Most entrepreneurs kill their own growth by building complex systems too early.
They create elaborate processes before they understand what needs to be processed. They build comprehensive tracking before they know what to track. They optimize systems that shouldn't exist yet.
Complexity feels productive, but it's usually procrastination in disguise.
As a systems engineer, I've learned that the best systems start simple and evolve gradually. Here's the framework I use to keep things simple while building for scale.
Most entrepreneurs guess where their problems are. Systems engineers measure.
Is growth blocked by acquisition? Are you getting enough leads, or are leads not converting? Is the bottleneck in delivery? Or retention?
Different bottlenecks require completely different solutions. Building a better marketing system won't help if your real problem is operational capacity.
Map the actual flow of value through your business. Where does momentum stop? That's where you build the system.
Don't overbuild. Create just enough structure to remove the specific constraint you've identified.
If leads aren't converting, maybe you need a better qualification process, not a comprehensive CRM. If delivery is inconsistent, maybe you need a simple checklist, not enterprise project management software.
The goal is to unblock growth, not to create the perfect system.
Problems surface faster when you ask rather than guess.
Inside the company: What's slowing people down? Where do tasks get stuck? What information is missing when decisions need to be made?

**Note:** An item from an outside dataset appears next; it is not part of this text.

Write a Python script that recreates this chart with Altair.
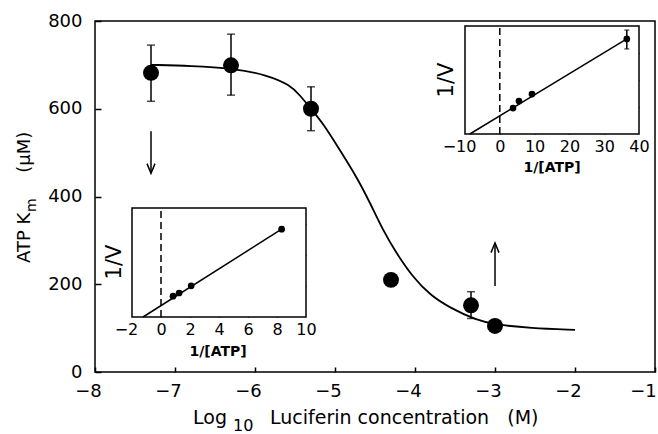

Outside: What problems are customers trying to solve? Where do they get frustrated with your current approach?
Most systematic problems become obvious through conversation.
Focus on metrics that directly relate to your identified bottleneck. If acquisition is the constraint, measure lead generation and conversion rates. If retention is the issue, track customer lifetime value and churn.
Avoid vanity metrics that make you feel good but don't drive decisions. Website traffic means nothing if visitors don't convert.
Measure the things that, if improved, would directly unblock growth.
Move before it feels perfect.
Build the minimal system, test it quickly, and see what breaks. The broken parts tell you what needs refinement. The working parts tell you what to expand.
Most entrepreneurs either move too slowly (perfectionist trap) or learn too slowly (not measuring results). You need to move fast and learn fast simultaneously.
Once you see a repeatable result - something that works consistently - lock it into a system.
This is when you build documentation, create processes, and establish standards. But only after you know what works.
Premature systemization kills flexibility. Late systemization kills scalability. Timing matters.
When I built my e-commerce business, I chose velocity over everything else. While competitors tested one product, I tested hundreds. While they perfected marketing materials, I was learning which products had real market demand.
Speed gave me information advantages that translated into business advantages.
But here's the important nuance: I wouldn't take exactly the same approach today. Markets evolve. What worked five years ago won't necessarily work now.
Today's landscape is noisier, competition is sharper, and positioning plays a bigger role. If I were building the same business today, I'd combine fast testing with early brand clarity.
The principle - velocity matters - still holds. But velocity alone isn't sufficient anymore.
Effective systems must adapt to changing conditions. What works at 10 customers might break at 100. What works with 2 employees might not work with 20.
The key is recognizing when systems need to evolve rather than forcing growth to fit outdated systems.
This is why starting simple matters. Simple systems are easier to modify when conditions change. Complex systems resist adaptation.
Simple doesn't mean simplistic. The goal is to build systems that are as simple as possible, but no simpler.
You want systems that:
Most business systems fail one of these tests. They solve theoretical problems, require experts to operate, resist change, or produce vanity metrics.
Growth isn't magic. It's engineering.
You identify constraints, design solutions, test systematically, and optimize based on results. The same thinking that builds software builds business systems.
The difference between businesses that scale and businesses that stall isn't better ideas. It's better execution systems.
But those systems have to start simple and evolve gradually. Complexity kills momentum before growth has a chance to compound.
Keep it simple. Scale it fast. Optimize as you go.